Esferas da existência

Os Diapsalmata dos Papéis de A (1.ª Parte de Ou/Ou Um fragmento de Vida), edição de Victor Eremita, do filósofo Kierkegard, foram editados pela Assírio & Alvim em Abril de 2011. Trata-se de uma tradução direta do dinamarquês levada a cabo por Bárbara Silva, M. Jorge de Carvalho, Nuno Ferro e Sara Carvalhais, também autores das 30 páginas de notas, seguidas de um posfácio de 48 páginas, de M. Jorge de Carvalho e Nuno Ferro. Considerando que os fragmentos ocupam 33 breves páginas, adivinha-se a complexidade da tarefa.

A indicação, em subtítulo, da extensa obra de onde são amputados estes refrães – Ou/Ou, publicada em 1843 –, e do seu autor, A, e editor, Victor Eremita, introduzem o leitor na prolífica ficção autoral do filósofo. Os fragmentos que constituem os Diapsalmata são o primeiro capítulo da obra de extensão wagneriana, após o prefácio do editor. Prolongando o pacto ficcional, Victor Eremita esclarece ter encontrado os papéis em lugar escondido, cabendo-lhe apenas a subsequente tarefa de os ordenar. Neste teatro de personagens em que o autor empírico deliberadamente se oculta, os ensaios/aforismos editados representam um ponto de vista de um eu melancólico e  parcialmente autobiográfico, dado que parte deles provém de escritos pessoais ou cartas de Kierkegaard.

A apologia da disjunção evidente em alguns fragmentos, aponta para uma recusa de fixação, para um estilo que os posfaciadores designaram desultório no sentido de saltitante e, por consequência, inconstante. Ilustra-o “Ou-Ou. Uma palestra extática”, inspirada em Diógenes Laércio (um dos dois fragmentos com direito a título):

Casa-te – vais-te arrepender disso; não te cases – também te vais arrepender disso.

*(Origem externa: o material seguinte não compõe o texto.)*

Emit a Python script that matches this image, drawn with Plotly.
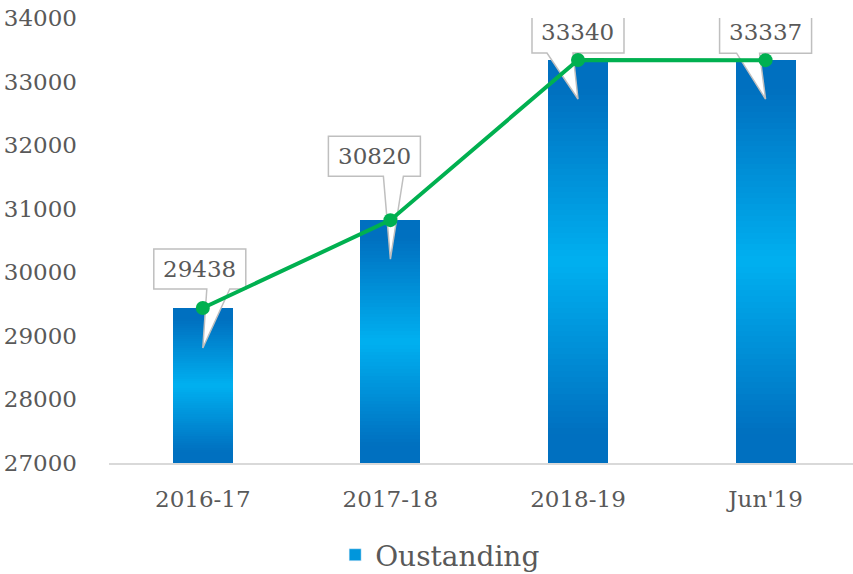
import plotly.graph_objects as go

categories = ["2016-17", "2017-18", "2018-19", "Jun'19"]
outstanding = [29438, 30820, 33340, 33337]
y_ticks = [27000, 28000, 29000, 30000, 31000, 32000, 33000, 34000]
series_name = "Oustanding"

# style: callout geometry in pixels relative to each bar top (box l, r, bottom, top, wedge base l, r, tip dy)
callouts = [
    dict(l=-49, r=43, b=19, t=59, wl=4, wr=27, tip=-40, tx=-3, ty=39),
    dict(l=-62, r=30, b=44, t=84, wl=-7, wr=13, tip=-39, tx=-16, ty=64),
    dict(l=-46, r=46, b=7, t=49, wl=-31, wr=-5, tip=-39, tx=0, ty=28),
    dict(l=-46, r=46, b=7, t=49, wl=-29, wr=-6, tip=-39, tx=0, ty=28),
]

FONT = "DejaVu Serif"
TXT = "#595959"
DARK = (0, 112, 192)
LIGHT = (0, 176, 240)
BASE = 27000
N = 70


def grad_color(f):
    # f: 0 bottom .. 1 top
    d = abs(f - 0.5) / 0.5  # 0 at middle, 1 at ends
    d = min(1.0, d / 0.85)
    c = [round(LIGHT[k] + (DARK[k] - LIGHT[k]) * d) for k in range(3)]
    return f"rgb({c[0]},{c[1]},{c[2]})"


fig = go.Figure()

for i in range(N):
    f0 = i / N
    bases = [BASE + (v - BASE) * f0 for v in outstanding]
    heights = [v - b for v, b in zip(outstanding, bases)]
    fig.add_trace(go.Bar(
        x=categories, y=heights, base=bases, width=0.32,
        marker=dict(color=grad_color(f0 + 0.5 / N), line=dict(width=0)),
        showlegend=False, hoverinfo="skip", xaxis="x", yaxis="y",
    ))

# legend entry
fig.add_trace(go.Bar(
    x=[categories[0]], y=[None], name=series_name,
    marker=dict(color="rgb(0,150,220)"), showlegend=True, hoverinfo="skip",
    xaxis="x", yaxis="y",
))

# line on a second (coincident) subplot so callouts sit between bars and line
fig.add_trace(go.Scatter(
    x=categories, y=outstanding, mode="lines+markers",
    line=dict(color="#00B050", width=4),
    marker=dict(color="#00B050", size=14),
    showlegend=False, xaxis="x2", yaxis="y2", hoverinfo="skip",
))

shapes = []
annotations = []
for cat, v, c in zip(categories, outstanding, callouts):
    path = (f"M {c['l']},{c['t']} L {c['r']},{c['t']} L {c['r']},{c['b']} "
            f"L {c['wr']},{c['b']} L 0,{c['tip']} L {c['wl']},{c['b']} "
            f"L {c['l']},{c['b']} Z")
    shapes.append(dict(
        type="path", path=path, xref="x2", yref="y2",
        xsizemode="pixel", ysizemode="pixel", xanchor=cat, yanchor=v,
        fillcolor="white", line=dict(color="#BFBFBF", width=1.5),
        layer="between",
    ))
    annotations.append(dict(
        x=cat, y=v, xref="x", yref="y", text=str(v), showarrow=False,
        xanchor="center", yanchor="middle", xshift=c["tx"], yshift=c["ty"],
        font=dict(family=FONT, size=23, color=TXT),
    ))

xr = [-0.5, 3.466]
yr = [27000, 34000]
fig.update_layout(
    width=853, height=574,
    margin=dict(l=109, r=0, t=18, b=111),
    paper_bgcolor="white", plot_bgcolor="rgba(0,0,0,0)",
    barmode="overlay", bargap=0,
    font=dict(family=FONT, color=TXT),
    xaxis=dict(type="category", range=xr, showgrid=False, showline=True,
               linecolor="#D9D9D9", linewidth=2, ticks="", zeroline=False,
               tickfont=dict(family=FONT, size=23, color=TXT),
               ticklabelstandoff=14, automargin=False),
    yaxis=dict(range=yr, tickvals=y_ticks, tickformat="d", showgrid=False,
               showline=False, zeroline=False, ticks="",
               tickfont=dict(family=FONT, size=23, color=TXT),
               ticklabelstandoff=31, automargin=False),
    xaxis2=dict(type="category", range=xr, visible=False, anchor="y2",
                categoryorder="array", categoryarray=categories,
                automargin=False),
    yaxis2=dict(range=yr, visible=False, anchor="x2", automargin=False),
    shapes=shapes,
    annotations=annotations,
    showlegend=True,
    legend=dict(orientation="h", xref="container", yref="container",
                x=0.516, xanchor="center", y=0.033, yanchor="middle",
                font=dict(family=FONT, size=28, color=TXT),
                bgcolor="rgba(0,0,0,0)"),
)

fig.write_html(
    "out.html",
    config={"displayModeBar": False},
    post_script="document.body.style.margin='0';document.body.style.overflow='hidden';",
)
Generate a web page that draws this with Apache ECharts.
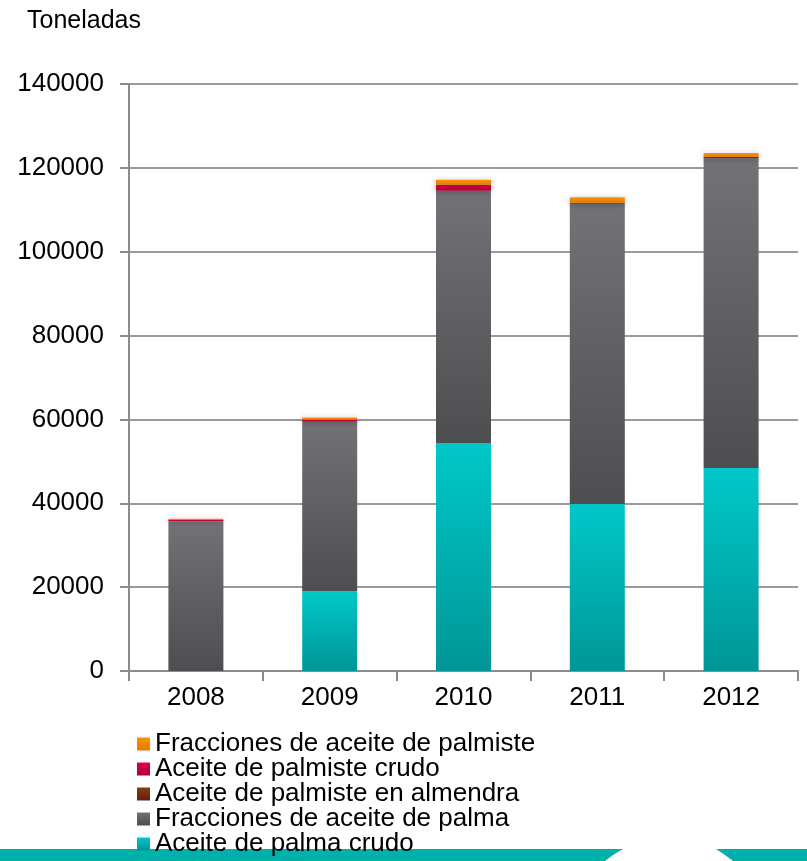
<!DOCTYPE html>
<html>
<head>
<meta charset="utf-8">
<script src="https://cdn.jsdelivr.net/npm/echarts@6/dist/echarts.min.js"></script>
<style>
  html, body { margin: 0; padding: 0; background: #fff; }
  #chart { width: 807px; height: 861px; }
</style>
</head>
<body>
<div id="chart"></div>
<script>
var years = ["2008", "2009", "2010", "2011", "2012"];
var crudoPalma = [0, 19000, 54400, 39800, 48400];
var fraccPalma = [35700, 40400, 60100, 71600, 73900];
var almendra = [50, 50, 50, 50, 50];
var crudoPalmiste = [250, 500, 1400, 250, 300];
var fraccPalmiste = [300, 500, 1200, 1300, 900];

var font = "Liberation Sans, Arial, sans-serif";

function grad(top, bottom) {
  return new echarts.graphic.LinearGradient(0, 0, 0, 1, [
    { offset: 0, color: top },
    { offset: 1, color: bottom }
  ]);
}

function barSeries(name, data, top, bottom) {
  return {
    name: name,
    type: "bar",
    stack: "total",
    barWidth: 55,
    data: data,
    itemStyle: {
      color: grad(top, bottom),
      shadowBlur: 6,
      shadowColor: "rgba(0,0,0,0.25)",
      shadowOffsetY: 1
    }
  };
}

let option = {
  backgroundColor: "#fff",
  textStyle: { fontFamily: font },
  title: {
    text: "Toneladas",
    left: 22,
    top: 4,
    textStyle: { fontSize: 25, fontWeight: "normal", color: "#000", fontFamily: font }
  },
  grid: { left: 129, right: 9, top: 84, bottom: 190 },
  legend: {
    orient: "vertical",
    left: 132,
    top: 726,
    height: 200,
    itemWidth: 13,
    itemHeight: 13,
    itemGap: -1,
    icon: "rect",
    data: [
      "Fracciones de aceite de palmiste",
      "Aceite de palmiste crudo",
      "Aceite de palmiste en almendra",
      "Fracciones de aceite de palma",
      "Aceite de palma crudo"
    ],
    textStyle: { fontSize: 26, color: "#000", fontFamily: font, lineHeight: 24, padding: [0, 0, 0, 0] }
  },
  xAxis: {
    type: "category",
    data: years,
    axisLine: { lineStyle: { color: "#8c8c8c", width: 2 } },
    axisTick: { show: true, length: 10, lineStyle: { color: "#8c8c8c", width: 2 } },
    axisLabel: { fontSize: 26, color: "#000", margin: 14, fontFamily: font }
  },
  yAxis: {
    type: "value",
    min: 0,
    max: 140000,
    interval: 20000,
    axisLine: { show: true, lineStyle: { color: "#8c8c8c", width: 2 } },
    axisTick: { show: true, length: 9, lineStyle: { color: "#8c8c8c", width: 2 } },
    axisLabel: { fontSize: 26, color: "#000", margin: 25, fontFamily: font, formatter: function (v) { return String(v); } },
    splitLine: { lineStyle: { color: "#9a9a9a", width: 2 } }
  },
  graphic: [
    {
      type: "rect",
      shape: { x: 0, y: 849, width: 807, height: 12 },
      style: { fill: "#00b0aa" },
      z: 0
    },
    {
      type: "polygon",
      shape: { points: [[623, 849], [716, 849], [725, 855], [733, 861], [605, 861], [613, 855]] },
      style: { fill: "#fff" },
      z: 1
    }
  ],
  series: [
    barSeries("Aceite de palma crudo", crudoPalma, "#00c8c8", "#009696"),
    barSeries("Fracciones de aceite de palma", fraccPalma, "#727277", "#4e4e50"),
    barSeries("Aceite de palmiste en almendra", almendra, "#8a3a12", "#5e2208"),
    barSeries("Aceite de palmiste crudo", crudoPalmiste, "#e0004e", "#b0003c"),
    barSeries("Fracciones de aceite de palmiste", fraccPalmiste, "#ff9400", "#e07800")
  ]
};

let myChart = echarts.init(document.getElementById("chart"));
myChart.setOption(option);
</script>
</body>
</html>
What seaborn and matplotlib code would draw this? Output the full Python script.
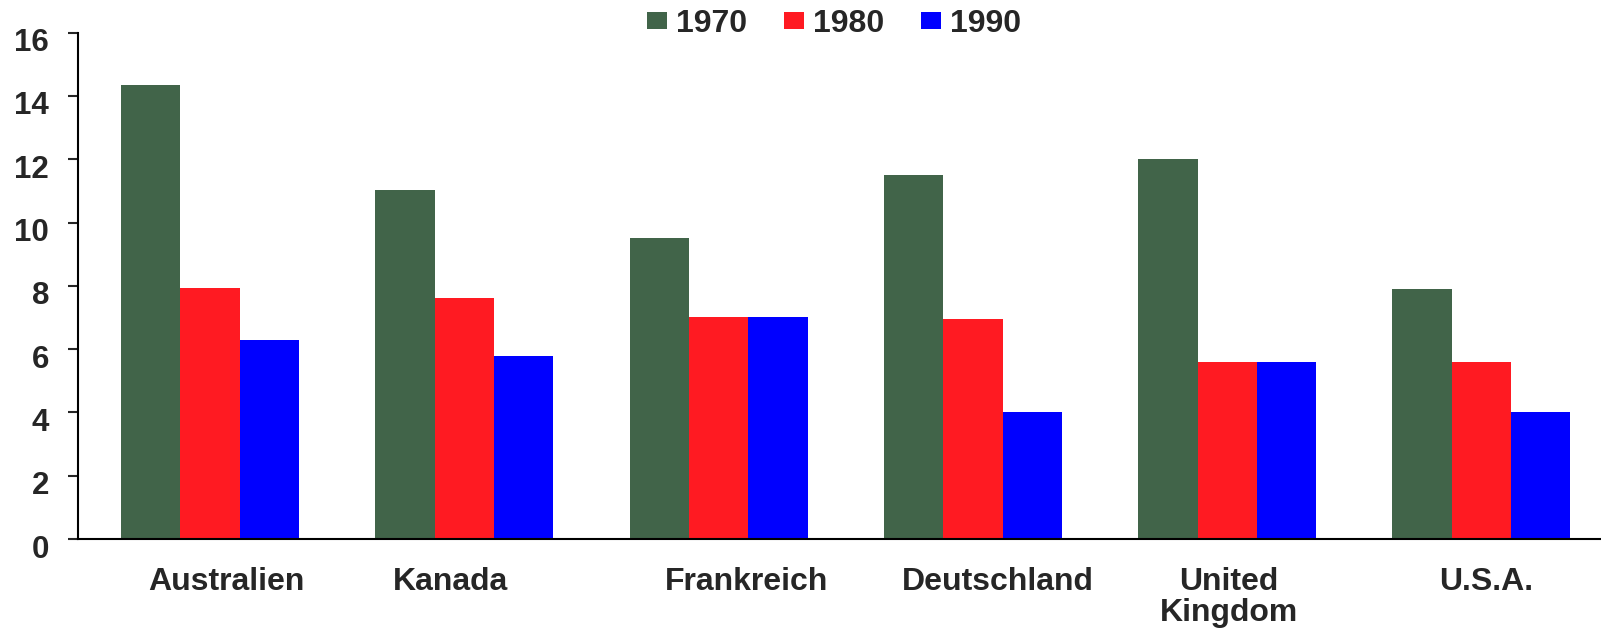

Cases-te ou não te cases, vais-te arrepender das duas coisas; ou te casas, ou não te casas, arrependes-te das duas coisas. Ri das loucuras do mundo – vais-te arrepender disso; chora sobre elas – também te vais arrepender disso. Rias tu das loucuras do mundo ou chores por elas, vai-te arrepender das duas coisas; ou ris das loucuras do mundo, ou choras por elas, arrependes-te das duas coisas. Confia numa rapariga – vais-te arrepender disso; não confies nela – também te vais arrepender disso. Confies tu numa rapariga ou não confies nela, vais-te arrepender das duas coisas; ou confias numa rapariga, ou não confias nela, vais-te arrepender das duas coisas. Enforca-te – vais-te arrepender disso; não te enforques – também te vais arrepender disso. Enforques-te tu ou não te enforques, vais-te arrepender das duas coisas; ou te enforcas, ou não te enforcas, vais-te arrepender das duas coisas. Esta é, meus senhores, a quinta-essência de toda a sabedoria da vida.”

No seu lirismo, estes fragmentos, com francas afinidades com o Romantismo alemão, também o superam na medida em que se furtam a “qualquer projecto de sentido em geral” (97), notando o carácter ilusório do movimento.

Desespero, ironia, humor e inocência atravessam os fragmentos em que a visão da poesia, amor, riso, tempo, prazer, mágoa, tédio se confronta com situações outras, retiradas da experiência pessoal, da literatura, da filosofia, da música e assim indefine os contornos da reflexão e o pesadelo da sua vida.

Soren Kierkegaard, Diapsalmata, Lisboa, Assírio & Alvim, 2011. ISBN 978-972-37-1516-3.